** START **

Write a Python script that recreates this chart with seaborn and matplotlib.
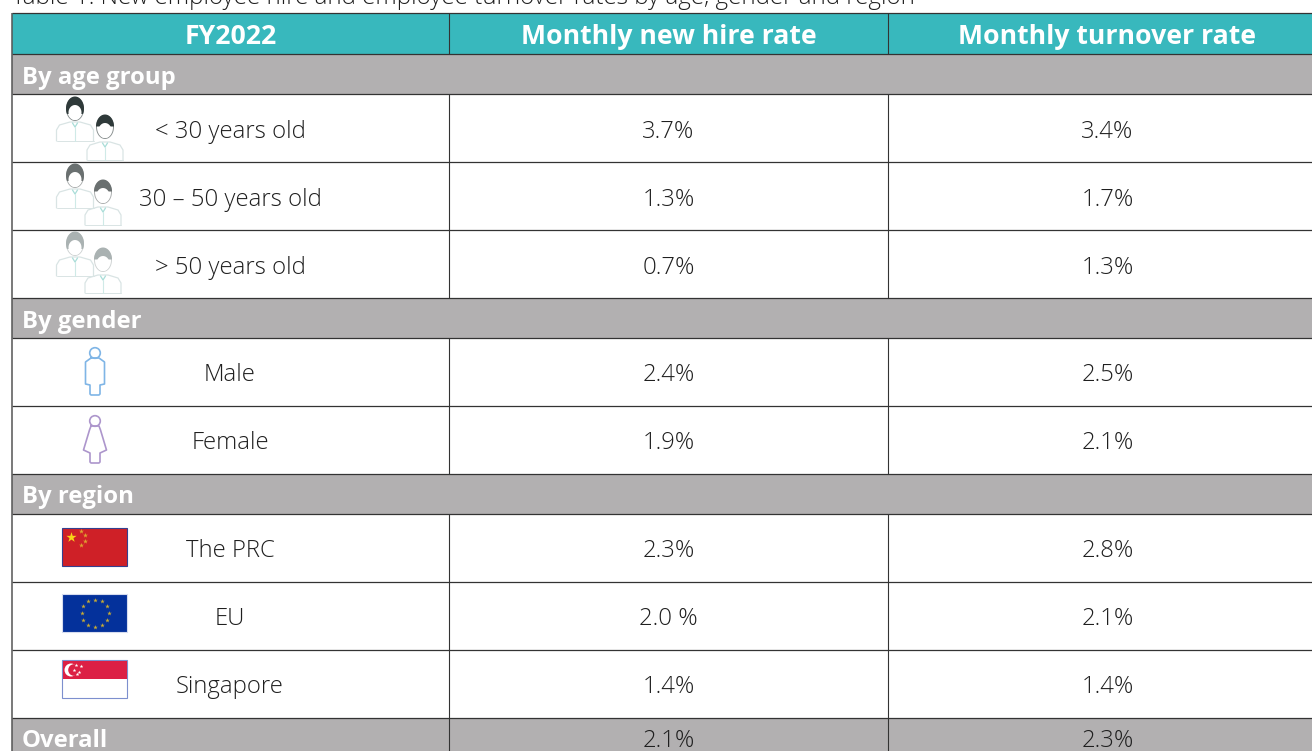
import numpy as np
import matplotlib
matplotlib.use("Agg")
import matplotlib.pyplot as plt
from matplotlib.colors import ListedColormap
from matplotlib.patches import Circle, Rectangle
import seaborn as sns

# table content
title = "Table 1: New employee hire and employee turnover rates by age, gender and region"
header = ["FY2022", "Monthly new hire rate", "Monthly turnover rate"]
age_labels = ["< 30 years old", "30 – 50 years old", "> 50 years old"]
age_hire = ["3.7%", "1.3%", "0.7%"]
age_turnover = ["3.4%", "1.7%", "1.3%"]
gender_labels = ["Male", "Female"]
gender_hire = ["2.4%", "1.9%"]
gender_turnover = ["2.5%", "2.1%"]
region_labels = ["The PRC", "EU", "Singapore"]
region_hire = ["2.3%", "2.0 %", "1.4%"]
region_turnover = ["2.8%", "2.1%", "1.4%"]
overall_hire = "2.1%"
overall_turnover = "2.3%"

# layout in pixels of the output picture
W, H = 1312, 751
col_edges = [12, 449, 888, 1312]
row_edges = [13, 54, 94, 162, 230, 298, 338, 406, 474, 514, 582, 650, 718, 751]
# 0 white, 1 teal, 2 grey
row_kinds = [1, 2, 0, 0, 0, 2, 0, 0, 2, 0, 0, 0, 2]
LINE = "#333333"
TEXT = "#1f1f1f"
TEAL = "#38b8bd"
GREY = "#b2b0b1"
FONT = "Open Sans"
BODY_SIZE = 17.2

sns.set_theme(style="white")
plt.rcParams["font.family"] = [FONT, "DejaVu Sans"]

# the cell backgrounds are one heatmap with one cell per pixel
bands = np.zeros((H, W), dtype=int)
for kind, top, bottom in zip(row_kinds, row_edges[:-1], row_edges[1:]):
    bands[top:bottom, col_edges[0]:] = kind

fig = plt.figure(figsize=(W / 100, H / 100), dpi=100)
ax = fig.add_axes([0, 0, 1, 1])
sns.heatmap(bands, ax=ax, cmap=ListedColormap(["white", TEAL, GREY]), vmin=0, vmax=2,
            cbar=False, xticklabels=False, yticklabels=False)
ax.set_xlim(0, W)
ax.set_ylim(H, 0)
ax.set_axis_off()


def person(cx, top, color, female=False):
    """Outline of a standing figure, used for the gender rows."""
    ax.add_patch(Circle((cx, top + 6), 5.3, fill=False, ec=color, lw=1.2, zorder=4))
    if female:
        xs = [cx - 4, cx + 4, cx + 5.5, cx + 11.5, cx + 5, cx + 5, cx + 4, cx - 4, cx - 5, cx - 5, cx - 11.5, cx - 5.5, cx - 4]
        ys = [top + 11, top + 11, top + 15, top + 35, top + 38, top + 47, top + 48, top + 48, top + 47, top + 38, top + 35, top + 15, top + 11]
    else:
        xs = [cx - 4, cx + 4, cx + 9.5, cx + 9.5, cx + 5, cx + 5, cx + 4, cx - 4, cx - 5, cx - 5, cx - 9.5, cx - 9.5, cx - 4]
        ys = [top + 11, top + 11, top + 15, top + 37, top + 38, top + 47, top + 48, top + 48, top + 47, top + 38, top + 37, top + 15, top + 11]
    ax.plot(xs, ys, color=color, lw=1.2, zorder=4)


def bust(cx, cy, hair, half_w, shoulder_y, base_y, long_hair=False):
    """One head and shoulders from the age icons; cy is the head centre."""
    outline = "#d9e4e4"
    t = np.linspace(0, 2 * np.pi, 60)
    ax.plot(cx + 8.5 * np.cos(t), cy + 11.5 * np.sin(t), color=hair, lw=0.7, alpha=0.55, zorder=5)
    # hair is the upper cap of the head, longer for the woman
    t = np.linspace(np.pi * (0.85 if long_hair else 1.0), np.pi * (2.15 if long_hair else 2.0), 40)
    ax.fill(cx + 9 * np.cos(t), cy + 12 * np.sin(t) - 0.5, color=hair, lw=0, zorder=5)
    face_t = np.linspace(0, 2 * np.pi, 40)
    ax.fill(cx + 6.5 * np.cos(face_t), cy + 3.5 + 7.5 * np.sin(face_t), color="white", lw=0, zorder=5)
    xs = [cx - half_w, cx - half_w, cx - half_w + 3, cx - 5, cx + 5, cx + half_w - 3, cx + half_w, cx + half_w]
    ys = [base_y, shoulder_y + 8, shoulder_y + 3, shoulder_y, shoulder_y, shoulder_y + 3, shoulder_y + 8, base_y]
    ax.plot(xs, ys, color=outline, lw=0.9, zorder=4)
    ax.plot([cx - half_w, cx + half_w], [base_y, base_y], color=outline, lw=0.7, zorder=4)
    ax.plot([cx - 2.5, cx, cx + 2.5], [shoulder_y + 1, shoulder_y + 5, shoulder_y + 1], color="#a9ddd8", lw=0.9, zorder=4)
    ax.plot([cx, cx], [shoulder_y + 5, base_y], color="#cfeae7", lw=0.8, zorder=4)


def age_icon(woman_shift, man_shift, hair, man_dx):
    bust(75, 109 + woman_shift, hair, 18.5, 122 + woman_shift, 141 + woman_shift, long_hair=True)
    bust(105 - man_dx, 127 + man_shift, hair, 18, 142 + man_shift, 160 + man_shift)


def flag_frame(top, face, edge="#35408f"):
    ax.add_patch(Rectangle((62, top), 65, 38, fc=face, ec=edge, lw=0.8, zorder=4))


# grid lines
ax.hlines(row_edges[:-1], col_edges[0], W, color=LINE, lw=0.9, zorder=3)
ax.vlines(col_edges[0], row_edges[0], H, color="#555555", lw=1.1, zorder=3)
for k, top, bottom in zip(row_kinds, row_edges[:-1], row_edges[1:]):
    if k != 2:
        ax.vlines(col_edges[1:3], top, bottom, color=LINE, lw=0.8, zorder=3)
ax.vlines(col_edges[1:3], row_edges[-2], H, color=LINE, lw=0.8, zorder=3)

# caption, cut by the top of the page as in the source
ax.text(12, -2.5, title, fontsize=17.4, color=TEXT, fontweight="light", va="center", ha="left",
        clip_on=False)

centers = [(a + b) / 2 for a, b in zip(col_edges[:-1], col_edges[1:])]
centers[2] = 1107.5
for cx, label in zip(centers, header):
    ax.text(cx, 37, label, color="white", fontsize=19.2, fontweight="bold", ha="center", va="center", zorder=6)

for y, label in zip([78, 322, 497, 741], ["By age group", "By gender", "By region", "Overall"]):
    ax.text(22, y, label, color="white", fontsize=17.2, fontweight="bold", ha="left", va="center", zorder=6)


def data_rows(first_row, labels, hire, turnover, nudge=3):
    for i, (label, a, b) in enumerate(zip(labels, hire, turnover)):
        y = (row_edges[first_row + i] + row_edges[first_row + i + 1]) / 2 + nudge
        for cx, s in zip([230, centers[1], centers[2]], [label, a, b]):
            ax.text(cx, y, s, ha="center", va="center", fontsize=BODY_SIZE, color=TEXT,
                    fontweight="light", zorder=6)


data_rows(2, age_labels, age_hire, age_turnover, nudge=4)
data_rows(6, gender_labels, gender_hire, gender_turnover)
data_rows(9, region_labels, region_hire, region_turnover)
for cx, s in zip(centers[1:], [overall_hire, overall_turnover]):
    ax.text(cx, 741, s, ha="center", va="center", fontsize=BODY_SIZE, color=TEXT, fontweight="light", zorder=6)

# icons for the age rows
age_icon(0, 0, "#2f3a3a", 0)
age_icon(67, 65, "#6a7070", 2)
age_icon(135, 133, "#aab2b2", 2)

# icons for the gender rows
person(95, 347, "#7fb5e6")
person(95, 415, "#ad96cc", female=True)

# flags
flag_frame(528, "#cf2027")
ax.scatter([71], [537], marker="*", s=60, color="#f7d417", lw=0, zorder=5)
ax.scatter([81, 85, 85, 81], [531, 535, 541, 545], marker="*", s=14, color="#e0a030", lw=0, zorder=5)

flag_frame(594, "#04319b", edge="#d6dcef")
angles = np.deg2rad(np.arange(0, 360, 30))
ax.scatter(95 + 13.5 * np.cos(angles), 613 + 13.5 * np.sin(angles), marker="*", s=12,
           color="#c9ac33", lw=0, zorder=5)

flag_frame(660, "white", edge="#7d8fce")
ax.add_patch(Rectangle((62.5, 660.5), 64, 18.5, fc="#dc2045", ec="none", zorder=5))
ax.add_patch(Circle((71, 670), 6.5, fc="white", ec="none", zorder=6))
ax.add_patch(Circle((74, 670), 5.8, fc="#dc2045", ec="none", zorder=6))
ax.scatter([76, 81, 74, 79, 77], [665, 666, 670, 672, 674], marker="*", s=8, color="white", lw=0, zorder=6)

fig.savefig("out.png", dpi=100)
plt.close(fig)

** END **

* **Your task**: Would you reproduce the lines above, from the very first through the line containing "ax.set_axis_off()", exactly and without the pictures?

* **Written response**:
Write a Python script that recreates this chart with seaborn and matplotlib.
import numpy as np
import matplotlib
matplotlib.use("Agg")
import matplotlib.pyplot as plt
from matplotlib.colors import ListedColormap
from matplotlib.patches import Circle, Rectangle
import seaborn as sns

# table content
title = "Table 1: New employee hire and employee turnover rates by age, gender and region"
header = ["FY2022", "Monthly new hire rate", "Monthly turnover rate"]
age_labels = ["< 30 years old", "30 – 50 years old", "> 50 years old"]
age_hire = ["3.7%", "1.3%", "0.7%"]
age_turnover = ["3.4%", "1.7%", "1.3%"]
gender_labels = ["Male", "Female"]
gender_hire = ["2.4%", "1.9%"]
gender_turnover = ["2.5%", "2.1%"]
region_labels = ["The PRC", "EU", "Singapore"]
region_hire = ["2.3%", "2.0 %", "1.4%"]
region_turnover = ["2.8%", "2.1%", "1.4%"]
overall_hire = "2.1%"
overall_turnover = "2.3%"

# layout in pixels of the output picture
W, H = 1312, 751
col_edges = [12, 449, 888, 1312]
row_edges = [13, 54, 94, 162, 230, 298, 338, 406, 474, 514, 582, 650, 718, 751]
# 0 white, 1 teal, 2 grey
row_kinds = [1, 2, 0, 0, 0, 2, 0, 0, 2, 0, 0, 0, 2]
LINE = "#333333"
TEXT = "#1f1f1f"
TEAL = "#38b8bd"
GREY = "#b2b0b1"
FONT = "Open Sans"
BODY_SIZE = 17.2

sns.set_theme(style="white")
plt.rcParams["font.family"] = [FONT, "DejaVu Sans"]

# the cell backgrounds are one heatmap with one cell per pixel
bands = np.zeros((H, W), dtype=int)
for kind, top, bottom in zip(row_kinds, row_edges[:-1], row_edges[1:]):
    bands[top:bottom, col_edges[0]:] = kind

fig = plt.figure(figsize=(W / 100, H / 100), dpi=100)
ax = fig.add_axes([0, 0, 1, 1])
sns.heatmap(bands, ax=ax, cmap=ListedColormap(["white", TEAL, GREY]), vmin=0, vmax=2,
            cbar=False, xticklabels=False, yticklabels=False)
ax.set_xlim(0, W)
ax.set_ylim(H, 0)
ax.set_axis_off()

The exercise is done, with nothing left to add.